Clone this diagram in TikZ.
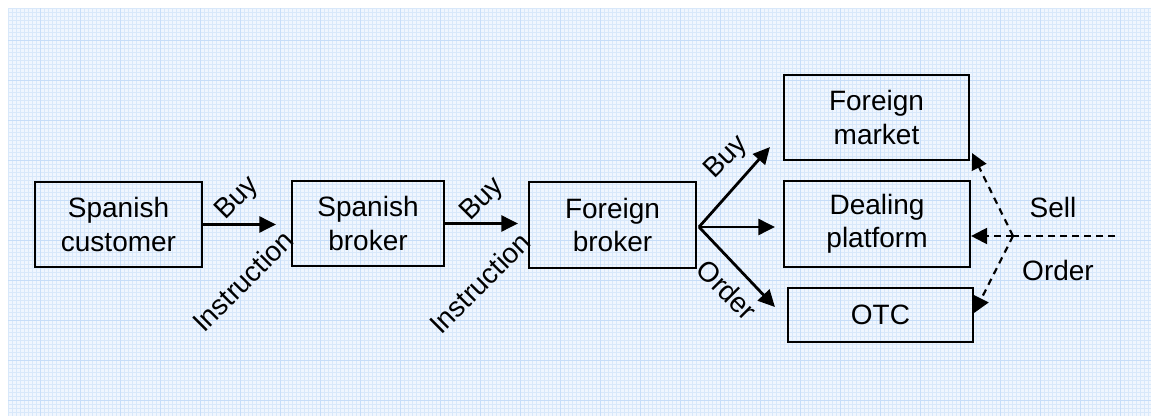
\documentclass[tikz,border=0pt]{standalone}
\usepackage{fontspec}
\setmainfont{Liberation Sans}
\usetikzlibrary{arrows.meta}
\definecolor{paperbg}{HTML}{F0F6FE}
\definecolor{paperfine}{HTML}{D8E8FA}
\definecolor{papercoarse}{HTML}{C6DDF8}
\tikzset{
	block/.style={draw, line width=1.6pt, align=center, inner sep=0pt},
	flow/.style={line width=2.1pt, -{Triangle[length=12.5pt, width=12pt]}},
	sellflow/.style={line width=1.6pt, dash pattern=on 5pt off 4pt, -{Triangle[length=12pt, width=12pt]}},
	lbl/.style={inner sep=0pt},
}

\begin{document}
\begin{tikzpicture}[x=0.75pt, y=-0.75pt, font=\fontsize{21}{25}\selectfont]
	% Paper background:
	\useasboundingbox (0,0) rectangle (1151,416);
	\fill[paperbg] (8,8) rectangle (1151,416);
	\draw[paperfine, line width=0.4pt, step=3pt] (8,416) grid (1151,8);
	\draw[papercoarse, line width=0.5pt, step=30pt] (8,416) grid (1151,8);
	% Boxes:
	\node[block, minimum width=125.25pt, minimum height=63.75pt] (cust) at (118.5, 224.5) {Spanish\\customer};
	\node[block, minimum width=114pt, minimum height=63.75pt] (sbrok) at (368, 223.5) {Spanish\\broker};
	\node[block, minimum width=125.25pt, minimum height=64.5pt] (fbrok) at (612.5, 225) {Foreign\\broker};
	\node[block, minimum width=138.75pt, minimum height=63.75pt] (fmkt) at (876.5, 117.5) {Foreign\\market};
	\node[block, minimum width=139.5pt, minimum height=64.5pt] (dplat) at (877, 224) {Dealing\\platform};
	\node[block, minimum width=138.75pt, minimum height=40.5pt] (otc) at (880.5, 315) {OTC};
	% Buy instruction arrows:
	\draw[flow, shorten >=11.25pt] (cust.east) -- (cust.east -| sbrok.west);
	\draw[flow, shorten >=7.5pt] (sbrok.east) -- (sbrok.east -| fbrok.west);
	\node[lbl, rotate=45] (buy1) at (238, 199) {Buy};
	\node[lbl, rotate=45] (instr1) at (243, 281) {Instruction};
	\node[lbl, rotate=45] (buy2) at (483, 200) {Buy};
	\node[lbl, rotate=45] (instr2) at (480, 283) {Instruction};
	% Buy order fan:
	\coordinate (fan) at (699, 227);
	\draw[flow] (fan) -- ([shift={(-13,-14)}]fmkt.south west);
	\draw[flow, shorten >=6pt] (fan) -- (fan -| dplat.west);
	\draw[flow] (fan) -- ([shift={(-12,-8)}]otc.west);
	\node[lbl, rotate=45] (buy3) at (727, 158) {Buy};
	\node[lbl, rotate=-45] (order1) at (727, 290) {Order};
	% Sell order:
	\coordinate (sellpt) at (1013, 236);
	\coordinate (sellend) at (1115, 236);
	\draw[line width=1.6pt, dash pattern=on 5pt off 4pt] (sellend) -- (sellpt);
	\draw[sellflow] (sellpt) -- (sellpt -| dplat.east);
	\draw[sellflow] (sellpt) -- ([shift={(2,-8)}]fmkt.south east);
	\draw[sellflow] (sellpt) -- ([shift={(0,-2)}]otc.east);
	\node[lbl] (sell) at (1053, 207) {Sell};
	\node[lbl] (order2) at (1058, 270) {Order};
\end{tikzpicture}
\end{document}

•••

• Problem statement
Go through the listing above and write it out again exactly, dropping the pictures.

• Task response
Clone this diagram in TikZ.
\documentclass[tikz,border=0pt]{standalone}
\usepackage{fontspec}
\setmainfont{Liberation Sans}
\usetikzlibrary{arrows.meta}
\definecolor{paperbg}{HTML}{F0F6FE}
\definecolor{paperfine}{HTML}{D8E8FA}
\definecolor{papercoarse}{HTML}{C6DDF8}
\tikzset{
	block/.style={draw, line width=1.6pt, align=center, inner sep=0pt},
	flow/.style={line width=2.1pt, -{Triangle[length=12.5pt, width=12pt]}},
	sellflow/.style={line width=1.6pt, dash pattern=on 5pt off 4pt, -{Triangle[length=12pt, width=12pt]}},
	lbl/.style={inner sep=0pt},
}

\begin{document}
\begin{tikzpicture}[x=0.75pt, y=-0.75pt, font=\fontsize{21}{25}\selectfont]
	% Paper background:
	\useasboundingbox (0,0) rectangle (1151,416);
	\fill[paperbg] (8,8) rectangle (1151,416);
	\draw[paperfine, line width=0.4pt, step=3pt] (8,416) grid (1151,8);
	\draw[papercoarse, line width=0.5pt, step=30pt] (8,416) grid (1151,8);
	% Boxes:
	\node[block, minimum width=125.25pt, minimum height=63.75pt] (cust) at (118.5, 224.5) {Spanish\\customer};
	\node[block, minimum width=114pt, minimum height=63.75pt] (sbrok) at (368, 223.5) {Spanish\\broker};
	\node[block, minimum width=125.25pt, minimum height=64.5pt] (fbrok) at (612.5, 225) {Foreign\\broker};
	\node[block, minimum width=138.75pt, minimum height=63.75pt] (fmkt) at (876.5, 117.5) {Foreign\\market};
	\node[block, minimum width=139.5pt, minimum height=64.5pt] (dplat) at (877, 224) {Dealing\\platform};
	\node[block, minimum width=138.75pt, minimum height=40.5pt] (otc) at (880.5, 315) {OTC};
	% Buy instruction arrows:
	\draw[flow, shorten >=11.25pt] (cust.east) -- (cust.east -| sbrok.west);
	\draw[flow, shorten >=7.5pt] (sbrok.east) -- (sbrok.east -| fbrok.west);
	\node[lbl, rotate=45] (buy1) at (238, 199) {Buy};
	\node[lbl, rotate=45] (instr1) at (243, 281) {Instruction};
	\node[lbl, rotate=45] (buy2) at (483, 200) {Buy};
	\node[lbl, rotate=45] (instr2) at (480, 283) {Instruction};
	% Buy order fan:
	\coordinate (fan) at (699, 227);
	\draw[flow] (fan) -- ([shift={(-13,-14)}]fmkt.south west);
	\draw[flow, shorten >=6pt] (fan) -- (fan -| dplat.west);
	\draw[flow] (fan) -- ([shift={(-12,-8)}]otc.west);
	\node[lbl, rotate=45] (buy3) at (727, 158) {Buy};
	\node[lbl, rotate=-45] (order1) at (727, 290) {Order};
	% Sell order:
	\coordinate (sellpt) at (1013, 236);
	\coordinate (sellend) at (1115, 236);
	\draw[line width=1.6pt, dash pattern=on 5pt off 4pt] (sellend) -- (sellpt);
	\draw[sellflow] (sellpt) -- (sellpt -| dplat.east);
	\draw[sellflow] (sellpt) -- ([shift={(2,-8)}]fmkt.south east);
	\draw[sellflow] (sellpt) -- ([shift={(0,-2)}]otc.east);
	\node[lbl] (sell) at (1053, 207) {Sell};
	\node[lbl] (order2) at (1058, 270) {Order};
\end{tikzpicture}
\end{document}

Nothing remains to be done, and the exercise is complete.